New Jersey Senate leader touts $1T US loans to save pensions
TRENTON (AP) — The president of the New Jersey Senate called Wednesday for a national solution to problems facing public worker pension systems in the state and others in the form of about $1 trillion for low-interest loans.
Steve Sweeney, a Democrat, said that with many states facing pension funding problems -- including some in worse shape than New Jersey -- it makes sense for the federal government to help before the situation gets worse.
"Let's be clear, this is not a bailout or a handout," he said. "When a state defaults, who's going to come in? The federal government. Then it's a bailout."
The proposal, which would require congressional action, is the latest in a series of ideas aimed at stabilizing pension plans, which have suffered in New Jersey and elsewhere from decades of no or small contributions from cash-strapped state governments.
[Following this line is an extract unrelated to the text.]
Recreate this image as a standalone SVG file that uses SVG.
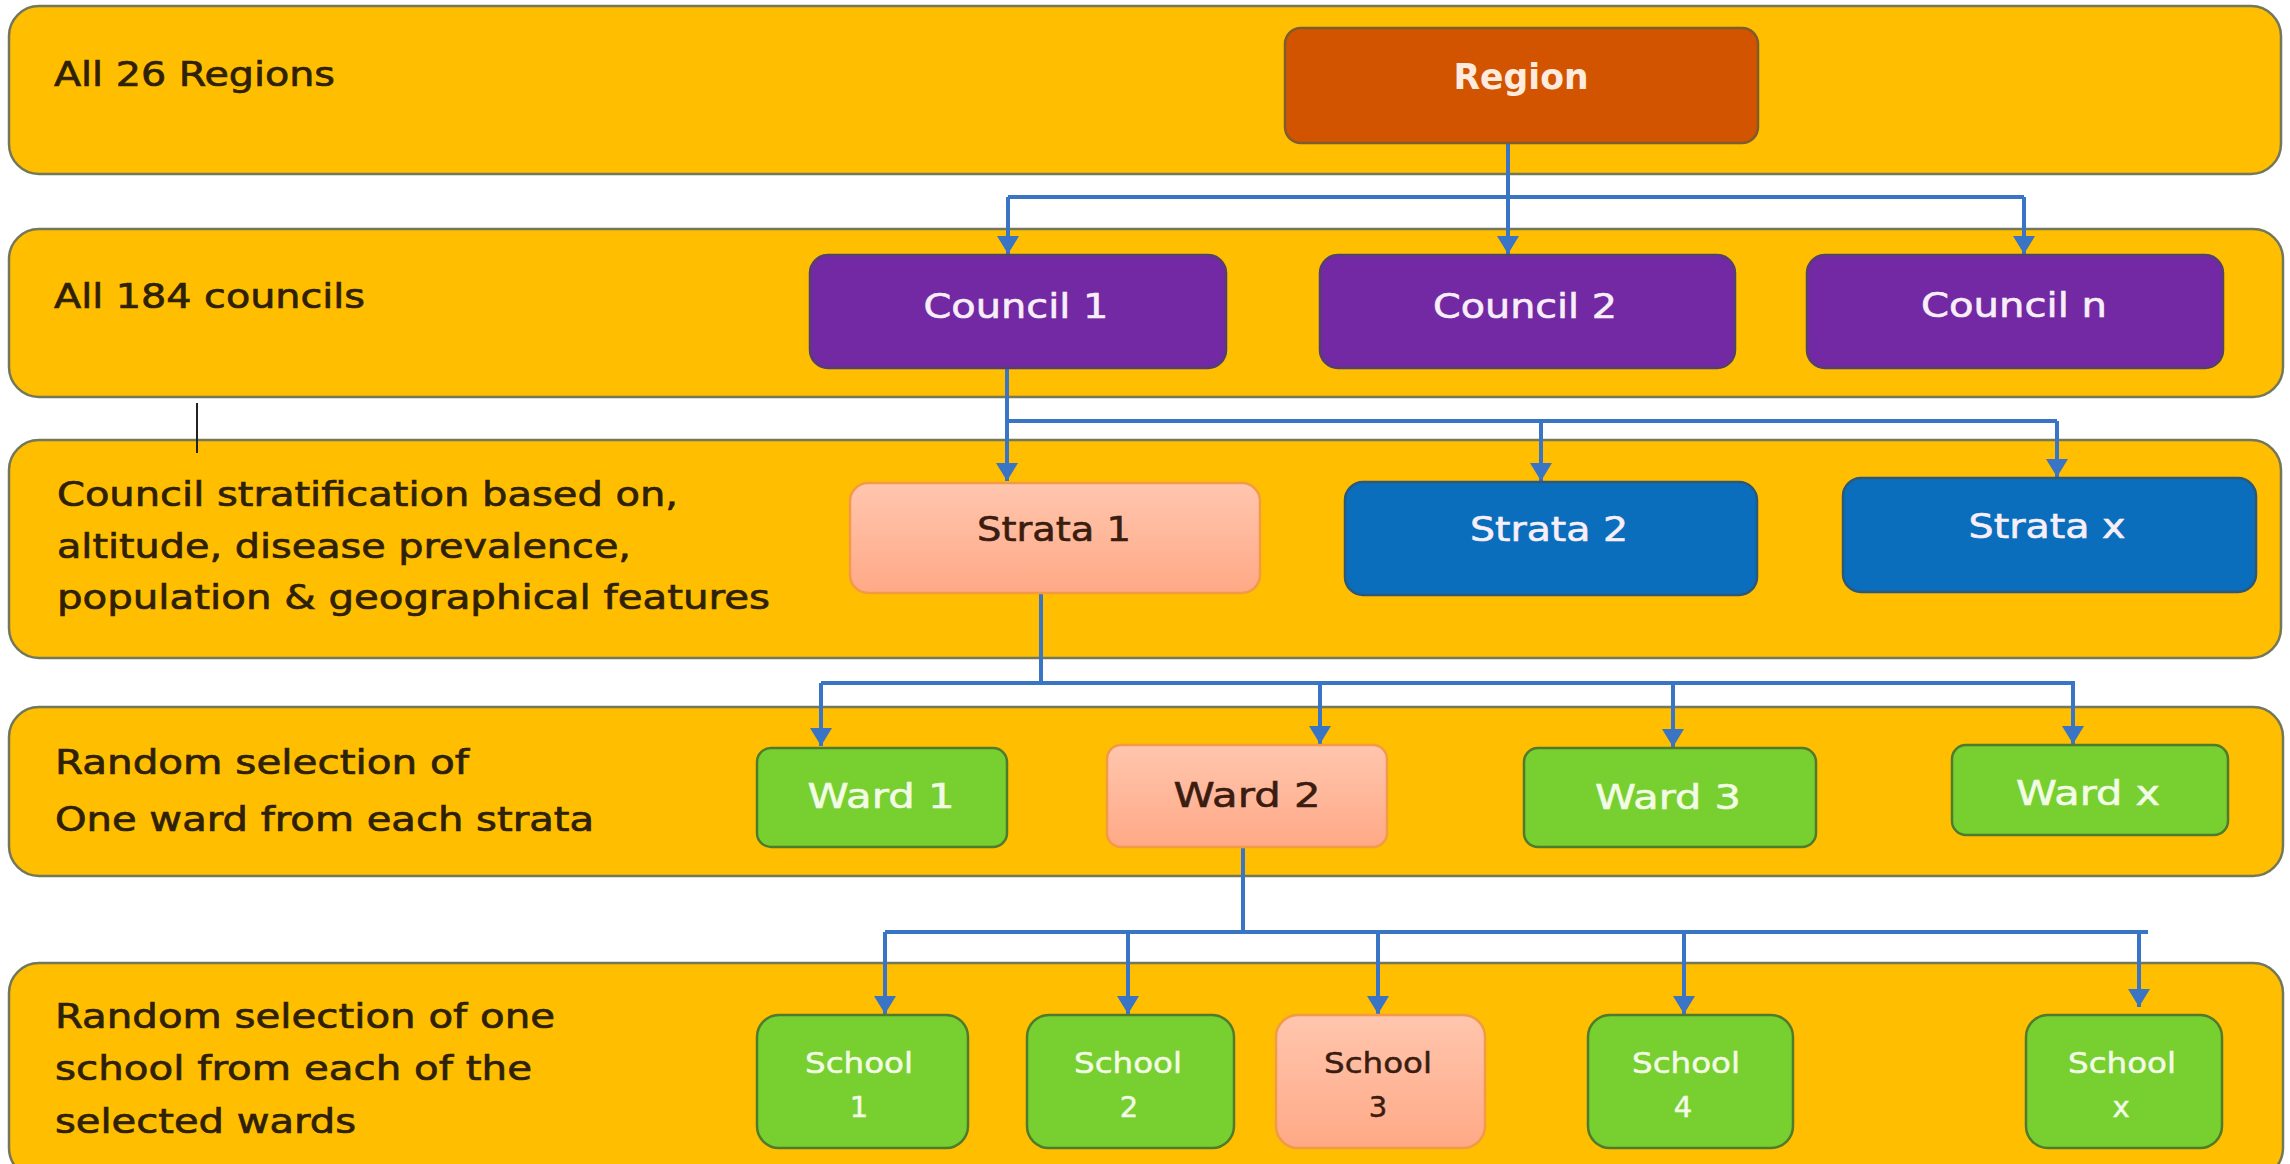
<svg xmlns="http://www.w3.org/2000/svg" width="2290" height="1164" viewBox="0 0 2290 1164">
<defs>
<linearGradient id="salmon" x1="0" y1="0" x2="0" y2="1">
<stop offset="0" stop-color="#FFC6AE"/>
<stop offset="1" stop-color="#FFA986"/>
</linearGradient>
<marker id="arr" markerUnits="userSpaceOnUse" markerWidth="20" markerHeight="24" refX="18" refY="12" orient="auto" viewBox="0 0 20 24">
<path d="M0,1 L18,12 L0,23 z" fill="#3A74C4"/>
</marker>
</defs>
<style>
.band{fill:#FFBE00;stroke:#74785A;stroke-width:2.5}
.lbl{font-family:"DejaVu Sans","Liberation Sans",sans-serif;font-size:34px;fill:#2E2108;stroke:#2E2108;stroke-width:0.7}
.nt{font-family:"DejaVu Sans","Liberation Sans",sans-serif;font-size:34px;text-anchor:middle;stroke-width:0.6}
.st{font-family:"DejaVu Sans","Liberation Sans",sans-serif;font-size:29px;text-anchor:middle;stroke-width:0.5}
.region{fill:#D35400;stroke:#7E5C2E;stroke-width:2.5}
.council{fill:#7329A3;stroke:#55406E;stroke-width:2.5}
.blue{fill:#0A6EBD;stroke:#2E5878;stroke-width:2.5}
.sal{fill:url(#salmon);stroke:#F29A45;stroke-width:2.5}
.green{fill:#78CF30;stroke:#4F7C2C;stroke-width:2.5}
.wt{fill:#F8EEF8;stroke:#F8EEF8}
.gt{fill:#F2FBE4;stroke:#F2FBE4}
.dt{fill:#3A1C10;stroke:#3A1C10}
.conn{fill:none;stroke:#3A74C4;stroke-width:4}
</style>
<rect width="2290" height="1164" fill="#FFFFFF"/>

<g id="bands">
<rect class="band" x="9" y="6" width="2272" height="168" rx="30"/>
<rect class="band" x="9" y="229" width="2274" height="168" rx="30"/>
<rect class="band" x="9" y="440" width="2272" height="218" rx="30"/>
<rect class="band" x="9" y="707" width="2274" height="169" rx="30"/>
<rect class="band" x="9" y="963" width="2274" height="215" rx="30"/>
</g>

<g id="labels">
<text class="lbl" x="54" y="86" textLength="281" lengthAdjust="spacingAndGlyphs">All 26 Regions</text>
<text class="lbl" x="54" y="308" textLength="311" lengthAdjust="spacingAndGlyphs">All 184 councils</text>
<text class="lbl" x="57" y="506" textLength="621" lengthAdjust="spacingAndGlyphs">Council stratification based on,</text>
<text class="lbl" x="57" y="558" textLength="574" lengthAdjust="spacingAndGlyphs">altitude, disease prevalence,</text>
<text class="lbl" x="57" y="609" textLength="713" lengthAdjust="spacingAndGlyphs">population &amp; geographical features</text>
<text class="lbl" x="55" y="774" textLength="414" lengthAdjust="spacingAndGlyphs">Random selection of</text>
<text class="lbl" x="55" y="831" textLength="539" lengthAdjust="spacingAndGlyphs">One ward from each strata</text>
<text class="lbl" x="55" y="1028" textLength="500" lengthAdjust="spacingAndGlyphs">Random selection of one</text>
<text class="lbl" x="55" y="1080" textLength="477" lengthAdjust="spacingAndGlyphs">school from each of the</text>
<text class="lbl" x="55" y="1133" textLength="301" lengthAdjust="spacingAndGlyphs">selected wards</text>
<line x1="197" y1="403" x2="197" y2="453" stroke="#222222" stroke-width="2"/>
</g>

<g id="connectors">
<path class="conn" d="M1508,143 V197"/>
<path class="conn" d="M1008,197 H2024"/>
<path class="conn" d="M1008,197 V254" marker-end="url(#arr)"/>
<path class="conn" d="M1508,197 V254" marker-end="url(#arr)"/>
<path class="conn" d="M2024,197 V254" marker-end="url(#arr)"/>

<path class="conn" d="M1007,368 V421"/>
<path class="conn" d="M1007,421 H2057"/>
<path class="conn" d="M1007,421 V481" marker-end="url(#arr)"/>
<path class="conn" d="M1541,421 V481" marker-end="url(#arr)"/>
<path class="conn" d="M2057,421 V477" marker-end="url(#arr)"/>

<path class="conn" d="M1041,593 V683"/>
<path class="conn" d="M821,683 H2075"/>
<path class="conn" d="M821,683 V746" marker-end="url(#arr)"/>
<path class="conn" d="M1320,683 V744" marker-end="url(#arr)"/>
<path class="conn" d="M1673,683 V747" marker-end="url(#arr)"/>
<path class="conn" d="M2073,683 V744" marker-end="url(#arr)"/>

<path class="conn" d="M1243,847 V932"/>
<path class="conn" d="M885,932 H2148"/>
<path class="conn" d="M885,932 V1014" marker-end="url(#arr)"/>
<path class="conn" d="M1128,932 V1014" marker-end="url(#arr)"/>
<path class="conn" d="M1378,932 V1014" marker-end="url(#arr)"/>
<path class="conn" d="M1684,932 V1014" marker-end="url(#arr)"/>
<path class="conn" d="M2139,932 V1007" marker-end="url(#arr)"/>
</g>

<g id="region">
<rect class="region" x="1285" y="28" width="473" height="115" rx="16"/>
<text class="nt" x="1521" y="89" style="font-size:36px;font-weight:bold;fill:#FFEBDD" textLength="135" lengthAdjust="spacingAndGlyphs">Region</text>
</g>

<g id="council1">
<rect class="council" x="810" y="255" width="416" height="113" rx="18"/>
<text class="nt wt" x="1016" y="318" textLength="185" lengthAdjust="spacingAndGlyphs">Council 1</text>
</g>
<g id="council2">
<rect class="council" x="1320" y="255" width="415" height="113" rx="18"/>
<text class="nt wt" x="1525" y="318" textLength="184" lengthAdjust="spacingAndGlyphs">Council 2</text>
</g>
<g id="counciln">
<rect class="council" x="1807" y="255" width="416" height="113" rx="18"/>
<text class="nt wt" x="2014" y="317" textLength="186" lengthAdjust="spacingAndGlyphs">Council n</text>
</g>

<g id="strata1">
<rect class="sal" x="850" y="483" width="410" height="110" rx="18"/>
<text class="nt dt" x="1054" y="541" textLength="154" lengthAdjust="spacingAndGlyphs">Strata 1</text>
</g>
<g id="strata2">
<rect class="blue" x="1345" y="482" width="412" height="113" rx="18"/>
<text class="nt wt" x="1549" y="541" textLength="158" lengthAdjust="spacingAndGlyphs">Strata 2</text>
</g>
<g id="stratax">
<rect class="blue" x="1843" y="478" width="413" height="114" rx="18"/>
<text class="nt wt" x="2047" y="538" textLength="157" lengthAdjust="spacingAndGlyphs">Strata x</text>
</g>

<g id="ward1">
<rect class="green" x="757" y="748" width="250" height="99" rx="14"/>
<text class="nt gt" x="881" y="808" textLength="147" lengthAdjust="spacingAndGlyphs">Ward 1</text>
</g>
<g id="ward2">
<rect class="sal" x="1107" y="745" width="280" height="102" rx="14"/>
<text class="nt dt" x="1247" y="807" textLength="147" lengthAdjust="spacingAndGlyphs">Ward 2</text>
</g>
<g id="ward3">
<rect class="green" x="1524" y="748" width="292" height="99" rx="14"/>
<text class="nt gt" x="1668" y="809" textLength="146" lengthAdjust="spacingAndGlyphs">Ward 3</text>
</g>
<g id="wardx">
<rect class="green" x="1952" y="745" width="276" height="90" rx="14"/>
<text class="nt gt" x="2088" y="805" textLength="144" lengthAdjust="spacingAndGlyphs">Ward x</text>
</g>

<g id="school1">
<rect class="green" x="757" y="1015" width="211" height="133" rx="22"/>
<text class="st gt" x="859" y="1073" textLength="108" lengthAdjust="spacingAndGlyphs">School</text>
<text class="st gt" x="859" y="1117">1</text>
</g>
<g id="school2">
<rect class="green" x="1027" y="1015" width="207" height="133" rx="22"/>
<text class="st gt" x="1128" y="1073" textLength="108" lengthAdjust="spacingAndGlyphs">School</text>
<text class="st gt" x="1129" y="1117">2</text>
</g>
<g id="school3">
<rect class="sal" x="1276" y="1015" width="209" height="133" rx="22"/>
<text class="st dt" x="1378" y="1073" textLength="108" lengthAdjust="spacingAndGlyphs">School</text>
<text class="st dt" x="1378" y="1117">3</text>
</g>
<g id="school4">
<rect class="green" x="1588" y="1015" width="205" height="133" rx="22"/>
<text class="st gt" x="1686" y="1073" textLength="108" lengthAdjust="spacingAndGlyphs">School</text>
<text class="st gt" x="1683" y="1117">4</text>
</g>
<g id="schoolx">
<rect class="green" x="2026" y="1015" width="196" height="133" rx="22"/>
<text class="st gt" x="2122" y="1073" textLength="108" lengthAdjust="spacingAndGlyphs">School</text>
<text class="st gt" x="2121" y="1117">x</text>
</g>
</svg>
The senator said he has started pitching the plan to members of Congress and will try to enlist state legislative leaders from around the country to help.
In New Jersey, Gov. Chris Christie teamed up with Sweeney and other Democrats in 2011 in a deal to ramp up the state's contributions while also requiring employees to put more into the system. But since a surprise revenue shortfall last year, Christie cut the state's contributions from what was planned for three straight fiscal budgets.
Now, the Republican, who is running for president, is calling for making public employees' health insurance benefits less generous and using the savings to stabilize the pension plans.
A spokesman for Christie on Wednesday criticized Sweeney's plan, saying it does nothing to address that retirees get far more in pension and health benefits than they contribute toward them.
"The math does not work at all. That is the fundamental problem that needs to be solved," spokeswoman Nicole Sizemore said in a statement.
Sweeney's plan would use a different source of money to make the funds whole. He wants the federal government to make loans to states to restore pension funds. States would pay the amount back -- plus 1 percent interest -- over 30 years.
Sweeney said the amount generated from investing the windfall -- around $50 billion in New Jersey's case -- would far exceed the cost of repaying the loans.
In its budget, New Jersey is set to pay $1.3 billion toward pension funds. To make up the funding gap under the current plan, the annual contributions must rise eventually to about $6 billion.
Sweeney said that under his proposal, the annual cost of paying the new pension costs plus the principal and interest to the federal government would be about $3 billion.
With the savings of $3 billion a year, he said, the state could fund other priorities.
Sweeney said states would have to agree to make all required pension contributions as part of the loan deal; he said New Jersey would need to make that promise with an amendment to the state constitution.